- DIRECTION
Set down each line of the data below exactly as it stands, dropping the pictures.
**********
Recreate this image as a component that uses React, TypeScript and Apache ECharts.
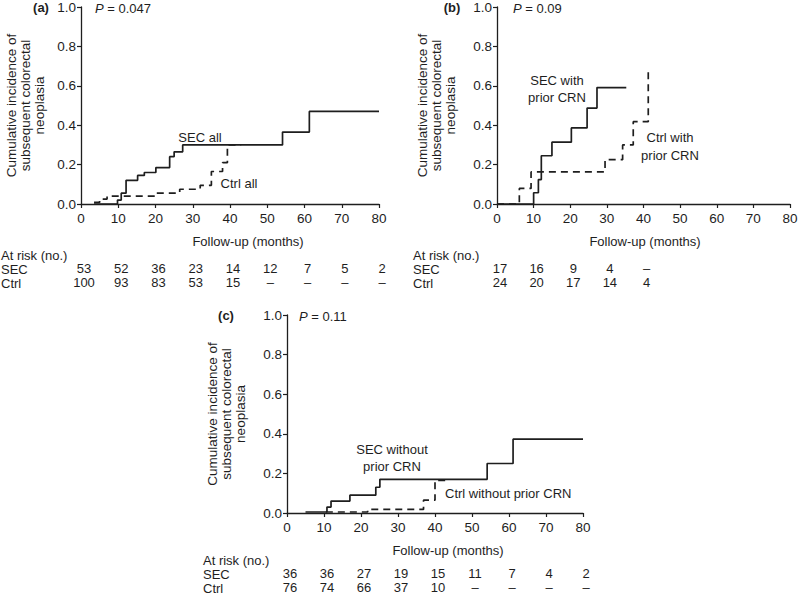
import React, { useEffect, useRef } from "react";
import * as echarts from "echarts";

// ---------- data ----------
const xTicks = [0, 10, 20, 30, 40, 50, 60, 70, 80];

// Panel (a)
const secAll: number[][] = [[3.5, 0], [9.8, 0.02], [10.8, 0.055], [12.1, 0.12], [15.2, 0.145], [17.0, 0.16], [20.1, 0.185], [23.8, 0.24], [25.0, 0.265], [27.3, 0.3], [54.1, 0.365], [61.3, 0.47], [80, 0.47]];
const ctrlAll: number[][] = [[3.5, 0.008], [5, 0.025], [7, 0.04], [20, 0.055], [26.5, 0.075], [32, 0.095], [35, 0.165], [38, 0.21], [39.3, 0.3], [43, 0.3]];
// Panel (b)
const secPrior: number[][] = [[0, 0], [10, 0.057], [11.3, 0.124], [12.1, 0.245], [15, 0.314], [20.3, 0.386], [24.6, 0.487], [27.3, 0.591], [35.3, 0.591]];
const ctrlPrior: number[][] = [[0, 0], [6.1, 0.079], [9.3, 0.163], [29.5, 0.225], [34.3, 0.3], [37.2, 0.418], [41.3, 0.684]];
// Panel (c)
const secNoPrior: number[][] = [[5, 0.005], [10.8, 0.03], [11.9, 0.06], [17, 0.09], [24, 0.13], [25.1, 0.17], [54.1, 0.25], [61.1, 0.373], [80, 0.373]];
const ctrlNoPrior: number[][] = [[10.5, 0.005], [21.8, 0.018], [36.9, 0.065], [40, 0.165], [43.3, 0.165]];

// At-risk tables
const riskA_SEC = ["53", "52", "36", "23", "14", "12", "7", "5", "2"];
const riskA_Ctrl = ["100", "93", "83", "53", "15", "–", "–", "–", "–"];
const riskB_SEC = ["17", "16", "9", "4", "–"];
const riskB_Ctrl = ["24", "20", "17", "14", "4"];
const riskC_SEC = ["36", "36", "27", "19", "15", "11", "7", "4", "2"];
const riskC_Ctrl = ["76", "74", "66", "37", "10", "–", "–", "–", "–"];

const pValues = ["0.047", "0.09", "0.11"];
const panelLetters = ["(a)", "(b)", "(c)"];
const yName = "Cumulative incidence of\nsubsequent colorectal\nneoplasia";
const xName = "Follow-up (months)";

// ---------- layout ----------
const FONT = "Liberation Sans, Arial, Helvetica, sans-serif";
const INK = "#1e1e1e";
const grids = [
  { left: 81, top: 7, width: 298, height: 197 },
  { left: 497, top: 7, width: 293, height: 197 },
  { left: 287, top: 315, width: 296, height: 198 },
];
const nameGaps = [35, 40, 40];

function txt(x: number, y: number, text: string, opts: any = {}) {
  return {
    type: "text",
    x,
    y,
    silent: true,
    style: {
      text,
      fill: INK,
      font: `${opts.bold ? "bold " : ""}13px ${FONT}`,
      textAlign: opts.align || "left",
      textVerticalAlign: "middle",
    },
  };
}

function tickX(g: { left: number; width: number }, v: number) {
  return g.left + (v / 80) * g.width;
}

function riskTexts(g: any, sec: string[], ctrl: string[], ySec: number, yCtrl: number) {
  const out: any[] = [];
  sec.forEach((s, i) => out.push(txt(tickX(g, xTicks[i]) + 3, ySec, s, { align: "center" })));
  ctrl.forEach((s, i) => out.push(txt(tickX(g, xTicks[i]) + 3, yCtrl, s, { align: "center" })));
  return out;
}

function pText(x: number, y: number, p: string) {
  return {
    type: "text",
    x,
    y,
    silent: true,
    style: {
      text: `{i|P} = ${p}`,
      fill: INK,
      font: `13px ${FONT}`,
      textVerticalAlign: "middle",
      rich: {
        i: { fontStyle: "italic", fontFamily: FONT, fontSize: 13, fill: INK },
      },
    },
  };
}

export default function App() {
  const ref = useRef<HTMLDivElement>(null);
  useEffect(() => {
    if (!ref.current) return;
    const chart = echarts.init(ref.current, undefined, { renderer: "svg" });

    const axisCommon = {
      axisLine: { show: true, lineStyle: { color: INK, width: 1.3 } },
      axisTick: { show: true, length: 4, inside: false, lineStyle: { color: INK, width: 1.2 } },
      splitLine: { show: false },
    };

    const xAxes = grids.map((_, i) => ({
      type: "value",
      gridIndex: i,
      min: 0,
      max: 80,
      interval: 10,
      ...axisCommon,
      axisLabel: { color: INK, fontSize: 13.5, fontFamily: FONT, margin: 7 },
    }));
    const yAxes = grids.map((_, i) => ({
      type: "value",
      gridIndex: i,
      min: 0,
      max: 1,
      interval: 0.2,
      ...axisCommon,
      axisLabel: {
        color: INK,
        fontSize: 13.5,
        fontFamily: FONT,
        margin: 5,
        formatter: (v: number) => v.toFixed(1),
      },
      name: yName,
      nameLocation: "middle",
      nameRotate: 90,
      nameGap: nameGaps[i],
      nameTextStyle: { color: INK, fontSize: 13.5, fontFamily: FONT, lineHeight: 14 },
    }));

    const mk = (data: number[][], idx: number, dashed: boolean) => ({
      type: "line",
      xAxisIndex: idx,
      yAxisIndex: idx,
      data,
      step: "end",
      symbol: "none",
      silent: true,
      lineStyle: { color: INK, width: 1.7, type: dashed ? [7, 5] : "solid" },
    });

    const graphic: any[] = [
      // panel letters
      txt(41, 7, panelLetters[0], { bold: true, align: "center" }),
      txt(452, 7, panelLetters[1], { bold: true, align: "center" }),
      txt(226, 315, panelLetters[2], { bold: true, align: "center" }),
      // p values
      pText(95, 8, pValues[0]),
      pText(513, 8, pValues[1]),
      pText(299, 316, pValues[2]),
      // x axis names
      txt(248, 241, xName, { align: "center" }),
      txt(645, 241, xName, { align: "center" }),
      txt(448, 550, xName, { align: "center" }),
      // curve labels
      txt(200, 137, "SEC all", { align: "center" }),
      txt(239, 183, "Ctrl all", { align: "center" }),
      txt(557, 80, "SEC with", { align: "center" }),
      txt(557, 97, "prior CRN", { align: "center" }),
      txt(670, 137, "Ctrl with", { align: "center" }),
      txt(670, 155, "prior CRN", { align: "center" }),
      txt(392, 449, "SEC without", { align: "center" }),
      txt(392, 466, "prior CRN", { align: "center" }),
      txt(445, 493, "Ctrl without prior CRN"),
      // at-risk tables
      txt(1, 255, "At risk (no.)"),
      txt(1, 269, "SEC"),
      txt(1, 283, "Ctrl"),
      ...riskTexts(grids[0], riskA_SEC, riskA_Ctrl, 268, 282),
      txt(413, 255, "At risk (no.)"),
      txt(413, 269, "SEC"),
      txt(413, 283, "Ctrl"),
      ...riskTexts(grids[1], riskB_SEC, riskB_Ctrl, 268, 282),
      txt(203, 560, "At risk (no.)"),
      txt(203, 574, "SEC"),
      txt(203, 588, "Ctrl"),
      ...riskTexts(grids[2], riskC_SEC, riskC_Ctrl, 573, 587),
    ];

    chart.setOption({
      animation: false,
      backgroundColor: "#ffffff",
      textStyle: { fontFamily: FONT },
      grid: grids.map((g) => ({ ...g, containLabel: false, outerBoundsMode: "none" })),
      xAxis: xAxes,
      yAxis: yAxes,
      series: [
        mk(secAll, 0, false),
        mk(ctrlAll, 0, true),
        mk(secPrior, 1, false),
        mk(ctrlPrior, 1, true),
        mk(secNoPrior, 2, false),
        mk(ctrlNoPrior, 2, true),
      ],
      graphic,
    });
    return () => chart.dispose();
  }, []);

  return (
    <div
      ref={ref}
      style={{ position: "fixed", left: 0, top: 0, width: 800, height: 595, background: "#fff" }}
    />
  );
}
**********
- FINISHED TASK
Recreate this image as a component that uses React, TypeScript and Apache ECharts.
import React, { useEffect, useRef } from "react";
import * as echarts from "echarts";

// ---------- data ----------
const xTicks = [0, 10, 20, 30, 40, 50, 60, 70, 80];

// Panel (a)
const secAll: number[][] = [[3.5, 0], [9.8, 0.02], [10.8, 0.055], [12.1, 0.12], [15.2, 0.145], [17.0, 0.16], [20.1, 0.185], [23.8, 0.24], [25.0, 0.265], [27.3, 0.3], [54.1, 0.365], [61.3, 0.47], [80, 0.47]];
const ctrlAll: number[][] = [[3.5, 0.008], [5, 0.025], [7, 0.04], [20, 0.055], [26.5, 0.075], [32, 0.095], [35, 0.165], [38, 0.21], [39.3, 0.3], [43, 0.3]];
// Panel (b)
const secPrior: number[][] = [[0, 0], [10, 0.057], [11.3, 0.124], [12.1, 0.245], [15, 0.314], [20.3, 0.386], [24.6, 0.487], [27.3, 0.591], [35.3, 0.591]];
const ctrlPrior: number[][] = [[0, 0], [6.1, 0.079], [9.3, 0.163], [29.5, 0.225], [34.3, 0.3], [37.2, 0.418], [41.3, 0.684]];
// Panel (c)
const secNoPrior: number[][] = [[5, 0.005], [10.8, 0.03], [11.9, 0.06], [17, 0.09], [24, 0.13], [25.1, 0.17], [54.1, 0.25], [61.1, 0.373], [80, 0.373]];
const ctrlNoPrior: number[][] = [[10.5, 0.005], [21.8, 0.018], [36.9, 0.065], [40, 0.165], [43.3, 0.165]];

// At-risk tables
const riskA_SEC = ["53", "52", "36", "23", "14", "12", "7", "5", "2"];
const riskA_Ctrl = ["100", "93", "83", "53", "15", "–", "–", "–", "–"];
const riskB_SEC = ["17", "16", "9", "4", "–"];
const riskB_Ctrl = ["24", "20", "17", "14", "4"];
const riskC_SEC = ["36", "36", "27", "19", "15", "11", "7", "4", "2"];
const riskC_Ctrl = ["76", "74", "66", "37", "10", "–", "–", "–", "–"];

const pValues = ["0.047", "0.09", "0.11"];
const panelLetters = ["(a)", "(b)", "(c)"];
const yName = "Cumulative incidence of\nsubsequent colorectal\nneoplasia";
const xName = "Follow-up (months)";

// ---------- layout ----------
const FONT = "Liberation Sans, Arial, Helvetica, sans-serif";
const INK = "#1e1e1e";
const grids = [
  { left: 81, top: 7, width: 298, height: 197 },
  { left: 497, top: 7, width: 293, height: 197 },
  { left: 287, top: 315, width: 296, height: 198 },
];
const nameGaps = [35, 40, 40];

function txt(x: number, y: number, text: string, opts: any = {}) {
  return {
    type: "text",
    x,
    y,
    silent: true,
    style: {
      text,
      fill: INK,
      font: `${opts.bold ? "bold " : ""}13px ${FONT}`,
      textAlign: opts.align || "left",
      textVerticalAlign: "middle",
    },
  };
}

function tickX(g: { left: number; width: number }, v: number) {
  return g.left + (v / 80) * g.width;
}

function riskTexts(g: any, sec: string[], ctrl: string[], ySec: number, yCtrl: number) {
  const out: any[] = [];
  sec.forEach((s, i) => out.push(txt(tickX(g, xTicks[i]) + 3, ySec, s, { align: "center" })));
  ctrl.forEach((s, i) => out.push(txt(tickX(g, xTicks[i]) + 3, yCtrl, s, { align: "center" })));
  return out;
}

function pText(x: number, y: number, p: string) {
  return {
    type: "text",
    x,
    y,
    silent: true,
    style: {
      text: `{i|P} = ${p}`,
      fill: INK,
      font: `13px ${FONT}`,
      textVerticalAlign: "middle",
      rich: {
        i: { fontStyle: "italic", fontFamily: FONT, fontSize: 13, fill: INK },
      },
    },
  };
}

export default function App() {
  const ref = useRef<HTMLDivElement>(null);
  useEffect(() => {
    if (!ref.current) return;
    const chart = echarts.init(ref.current, undefined, { renderer: "svg" });

    const axisCommon = {
      axisLine: { show: true, lineStyle: { color: INK, width: 1.3 } },
      axisTick: { show: true, length: 4, inside: false, lineStyle: { color: INK, width: 1.2 } },
      splitLine: { show: false },
    };

    const xAxes = grids.map((_, i) => ({
      type: "value",
      gridIndex: i,
      min: 0,
      max: 80,
      interval: 10,
      ...axisCommon,
      axisLabel: { color: INK, fontSize: 13.5, fontFamily: FONT, margin: 7 },
    }));
    const yAxes = grids.map((_, i) => ({
      type: "value",
      gridIndex: i,
      min: 0,
      max: 1,
      interval: 0.2,
      ...axisCommon,
      axisLabel: {
        color: INK,
        fontSize: 13.5,
        fontFamily: FONT,
        margin: 5,
        formatter: (v: number) => v.toFixed(1),
      },
      name: yName,
      nameLocation: "middle",
      nameRotate: 90,
      nameGap: nameGaps[i],
      nameTextStyle: { color: INK, fontSize: 13.5, fontFamily: FONT, lineHeight: 14 },
    }));

    const mk = (data: number[][], idx: number, dashed: boolean) => ({
      type: "line",
      xAxisIndex: idx,
      yAxisIndex: idx,
      data,
      step: "end",
      symbol: "none",
      silent: true,
      lineStyle: { color: INK, width: 1.7, type: dashed ? [7, 5] : "solid" },
    });

    const graphic: any[] = [
      // panel letters
      txt(41, 7, panelLetters[0], { bold: true, align: "center" }),
      txt(452, 7, panelLetters[1], { bold: true, align: "center" }),
      txt(226, 315, panelLetters[2], { bold: true, align: "center" }),
      // p values
      pText(95, 8, pValues[0]),
      pText(513, 8, pValues[1]),
      pText(299, 316, pValues[2]),
      // x axis names
      txt(248, 241, xName, { align: "center" }),
      txt(645, 241, xName, { align: "center" }),
      txt(448, 550, xName, { align: "center" }),
      // curve labels
      txt(200, 137, "SEC all", { align: "center" }),
      txt(239, 183, "Ctrl all", { align: "center" }),
      txt(557, 80, "SEC with", { align: "center" }),
      txt(557, 97, "prior CRN", { align: "center" }),
      txt(670, 137, "Ctrl with", { align: "center" }),
      txt(670, 155, "prior CRN", { align: "center" }),
      txt(392, 449, "SEC without", { align: "center" }),
      txt(392, 466, "prior CRN", { align: "center" }),
      txt(445, 493, "Ctrl without prior CRN"),
      // at-risk tables
      txt(1, 255, "At risk (no.)"),
      txt(1, 269, "SEC"),
      txt(1, 283, "Ctrl"),
      ...riskTexts(grids[0], riskA_SEC, riskA_Ctrl, 268, 282),
      txt(413, 255, "At risk (no.)"),
      txt(413, 269, "SEC"),
      txt(413, 283, "Ctrl"),
      ...riskTexts(grids[1], riskB_SEC, riskB_Ctrl, 268, 282),
      txt(203, 560, "At risk (no.)"),
      txt(203, 574, "SEC"),
      txt(203, 588, "Ctrl"),
      ...riskTexts(grids[2], riskC_SEC, riskC_Ctrl, 573, 587),
    ];

    chart.setOption({
      animation: false,
      backgroundColor: "#ffffff",
      textStyle: { fontFamily: FONT },
      grid: grids.map((g) => ({ ...g, containLabel: false, outerBoundsMode: "none" })),
      xAxis: xAxes,
      yAxis: yAxes,
      series: [
        mk(secAll, 0, false),
        mk(ctrlAll, 0, true),
        mk(secPrior, 1, false),
        mk(ctrlPrior, 1, true),
        mk(secNoPrior, 2, false),
        mk(ctrlNoPrior, 2, true),
      ],
      graphic,
    });
    return () => chart.dispose();
  }, []);

  return (
    <div
      ref={ref}
      style={{ position: "fixed", left: 0, top: 0, width: 800, height: 595, background: "#fff" }}
    />
  );
}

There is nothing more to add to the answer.